● **DATASET SECTION**
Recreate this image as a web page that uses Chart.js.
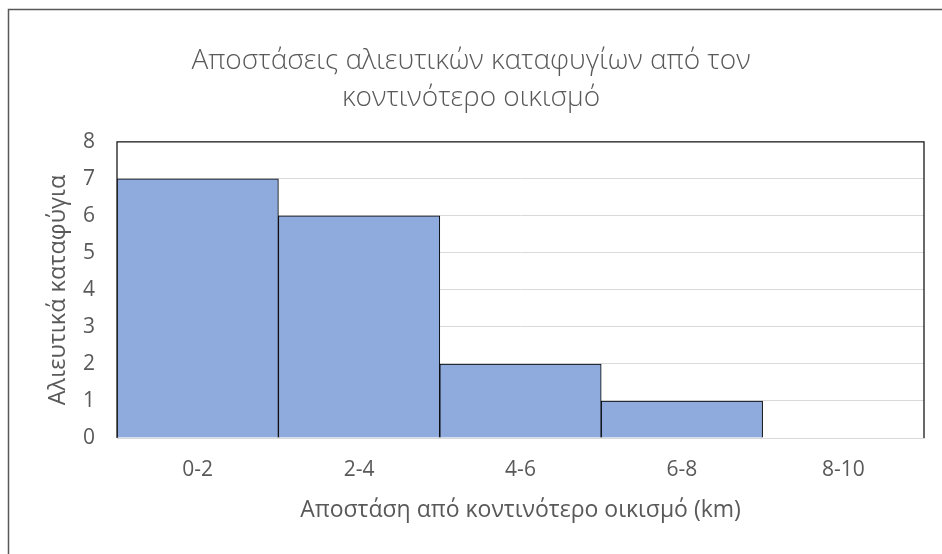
<!DOCTYPE html>
<html>
<head>
<meta charset="utf-8">
<script src="https://cdn.jsdelivr.net/npm/chart.js@4.4.1/dist/chart.umd.min.js"></script>
<style>
  html, body { margin: 0; padding: 0; background: #fff; }
  #wrap { width: 942px; height: 554px; position: relative; }
</style>
</head>
<body>
<div id="wrap"><canvas id="c" width="942" height="554"></canvas></div>
<script>
// Distance bins (km) and number of fishing shelters in each bin
const binLabels = ['0-2', '2-4', '4-6', '6-8', '8-10'];
const shelterCounts = [7, 6, 2, 1, 0];
const yTicks = [0, 1, 2, 3, 4, 5, 6, 7, 8];

const titleLines = ['Αποστάσεις αλιευτικών καταφυγίων από τον', 'κοντινότερο οικισμό'];
const xTitle = 'Αποστάση από κοντινότερο οικισμό (km)';
const yTitle = 'Αλιευτικά καταφύγια';

const FONT = '"Open Sans", "Noto Sans", sans-serif';
const TEXT = '#595959';

// White background plus the chart's outer frame
const frame = {
  id: 'frame',
  beforeDraw(chart) {
    const ctx = chart.ctx;
    ctx.save();
    ctx.fillStyle = '#fff';
    ctx.fillRect(0, 0, chart.width, chart.height);
    ctx.strokeStyle = '#595959';
    ctx.lineWidth = 1.5;
    ctx.beginPath();
    ctx.moveTo(8.5, chart.height + 5);
    ctx.lineTo(8.5, 9.5);
    ctx.lineTo(chart.width + 5, 9.5);
    ctx.stroke();
    ctx.restore();
  },
  afterDatasetsDraw(chart) {
    // plot-area border on the left, top and right sides
    const a = chart.chartArea;
    const ctx = chart.ctx;
    ctx.save();
    ctx.strokeStyle = '#1a1a1a';
    ctx.lineWidth = 1.3;
    ctx.beginPath();
    ctx.moveTo(a.left, a.bottom);
    ctx.lineTo(a.left, a.top);
    ctx.lineTo(a.right, a.top);
    ctx.lineTo(a.right, a.bottom);
    ctx.stroke();
    ctx.restore();
  }
};

new Chart(document.getElementById('c'), {
  type: 'bar',
  data: {
    labels: binLabels,
    datasets: [{
      data: shelterCounts,
      backgroundColor: '#8FAADC',
      borderColor: '#000',
      borderWidth: 1,
      categoryPercentage: 1,
      barPercentage: 1
    }]
  },
  options: {
    responsive: false,
    animation: false,
    layout: { padding: 0 },
    plugins: {
      legend: { display: false },
      tooltip: { enabled: false },
      title: {
        display: true,
        text: titleLines,
        color: TEXT,
        font: { family: FONT, size: 28, weight: 300, lineHeight: 1.32 },
        padding: { top: 43, bottom: 25 }
      }
    },
    scales: {
      x: {
        grid: { display: false, drawTicks: false },
        border: { display: true, color: '#d9d9d9', width: 1 },
        ticks: { color: TEXT, font: { family: FONT, size: 21 }, padding: 19 },
        title: {
          display: true, text: xTitle, color: TEXT,
          font: { family: FONT, size: 23 }, padding: { top: 0, bottom: 30 }
        },
        afterFit(scale) { scale.height = 116; }
      },
      y: {
        min: 0, max: 8,
        afterBuildTicks(scale) { scale.ticks = yTicks.map(v => ({ value: v })); },
        grid: { color: '#d9d9d9', lineWidth: 1, drawTicks: false },
        border: { display: false },
        ticks: { color: TEXT, font: { family: FONT, size: 21 }, padding: 22 },
        title: {
          display: true, text: yTitle, color: TEXT,
          font: { family: FONT, size: 23.5 }, padding: { top: 44, bottom: 0 }
        },
        afterFit(scale) { scale.width = 117; }
      },
      // empty right-hand margin so the plot ends where the frame's inner space does
      margin: {
        type: 'linear',
        position: 'right',
        display: true,
        grid: { display: false, drawTicks: false },
        border: { display: false },
        ticks: { display: false },
        afterFit(scale) { scale.width = 18; }
      }
    }
  },
  plugins: [frame]
});
</script>
</body>
</html>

● **STATED EXERCISE**
Exclude the pictures. Write out the remaining data exactly.

● **RESULT**
Recreate this image as a web page that uses Chart.js.
<!DOCTYPE html>
<html>
<head>
<meta charset="utf-8">
<script src="https://cdn.jsdelivr.net/npm/chart.js@4.4.1/dist/chart.umd.min.js"></script>
<style>
  html, body { margin: 0; padding: 0; background: #fff; }
  #wrap { width: 942px; height: 554px; position: relative; }
</style>
</head>
<body>
<div id="wrap"><canvas id="c" width="942" height="554"></canvas></div>
<script>
// Distance bins (km) and number of fishing shelters in each bin
const binLabels = ['0-2', '2-4', '4-6', '6-8', '8-10'];
const shelterCounts = [7, 6, 2, 1, 0];
const yTicks = [0, 1, 2, 3, 4, 5, 6, 7, 8];

const titleLines = ['Αποστάσεις αλιευτικών καταφυγίων από τον', 'κοντινότερο οικισμό'];
const xTitle = 'Αποστάση από κοντινότερο οικισμό (km)';
const yTitle = 'Αλιευτικά καταφύγια';

const FONT = '"Open Sans", "Noto Sans", sans-serif';
const TEXT = '#595959';

// White background plus the chart's outer frame
const frame = {
  id: 'frame',
  beforeDraw(chart) {
    const ctx = chart.ctx;
    ctx.save();
    ctx.fillStyle = '#fff';
    ctx.fillRect(0, 0, chart.width, chart.height);
    ctx.strokeStyle = '#595959';
    ctx.lineWidth = 1.5;
    ctx.beginPath();
    ctx.moveTo(8.5, chart.height + 5);
    ctx.lineTo(8.5, 9.5);
    ctx.lineTo(chart.width + 5, 9.5);
    ctx.stroke();
    ctx.restore();
  },
  afterDatasetsDraw(chart) {
    // plot-area border on the left, top and right sides
    const a = chart.chartArea;
    const ctx = chart.ctx;
    ctx.save();
    ctx.strokeStyle = '#1a1a1a';
    ctx.lineWidth = 1.3;
    ctx.beginPath();
    ctx.moveTo(a.left, a.bottom);
    ctx.lineTo(a.left, a.top);
    ctx.lineTo(a.right, a.top);
    ctx.lineTo(a.right, a.bottom);
    ctx.stroke();
    ctx.restore();
  }
};

new Chart(document.getElementById('c'), {
  type: 'bar',
  data: {
    labels: binLabels,
    datasets: [{
      data: shelterCounts,
      backgroundColor: '#8FAADC',
      borderColor: '#000',
      borderWidth: 1,
      categoryPercentage: 1,
      barPercentage: 1
    }]
  },
  options: {
    responsive: false,
    animation: false,
    layout: { padding: 0 },
    plugins: {
      legend: { display: false },
      tooltip: { enabled: false },
      title: {
        display: true,
        text: titleLines,
        color: TEXT,
        font: { family: FONT, size: 28, weight: 300, lineHeight: 1.32 },
        padding: { top: 43, bottom: 25 }
      }
    },
    scales: {
      x: {
        grid: { display: false, drawTicks: false },
        border: { display: true, color: '#d9d9d9', width: 1 },
        ticks: { color: TEXT, font: { family: FONT, size: 21 }, padding: 19 },
        title: {
          display: true, text: xTitle, color: TEXT,
          font: { family: FONT, size: 23 }, padding: { top: 0, bottom: 30 }
        },
        afterFit(scale) { scale.height = 116; }
      },
      y: {
        min: 0, max: 8,
        afterBuildTicks(scale) { scale.ticks = yTicks.map(v => ({ value: v })); },
        grid: { color: '#d9d9d9', lineWidth: 1, drawTicks: false },
        border: { display: false },
        ticks: { color: TEXT, font: { family: FONT, size: 21 }, padding: 22 },
        title: {
          display: true, text: yTitle, color: TEXT,
          font: { family: FONT, size: 23.5 }, padding: { top: 44, bottom: 0 }
        },
        afterFit(scale) { scale.width = 117; }
      },
      // empty right-hand margin so the plot ends where the frame's inner space does
      margin: {
        type: 'linear',
        position: 'right',
        display: true,
        grid: { display: false, drawTicks: false },
        border: { display: false },
        ticks: { display: false },
        afterFit(scale) { scale.width = 18; }
      }
    }
  },
  plugins: [frame]
});
</script>
</body>
</html>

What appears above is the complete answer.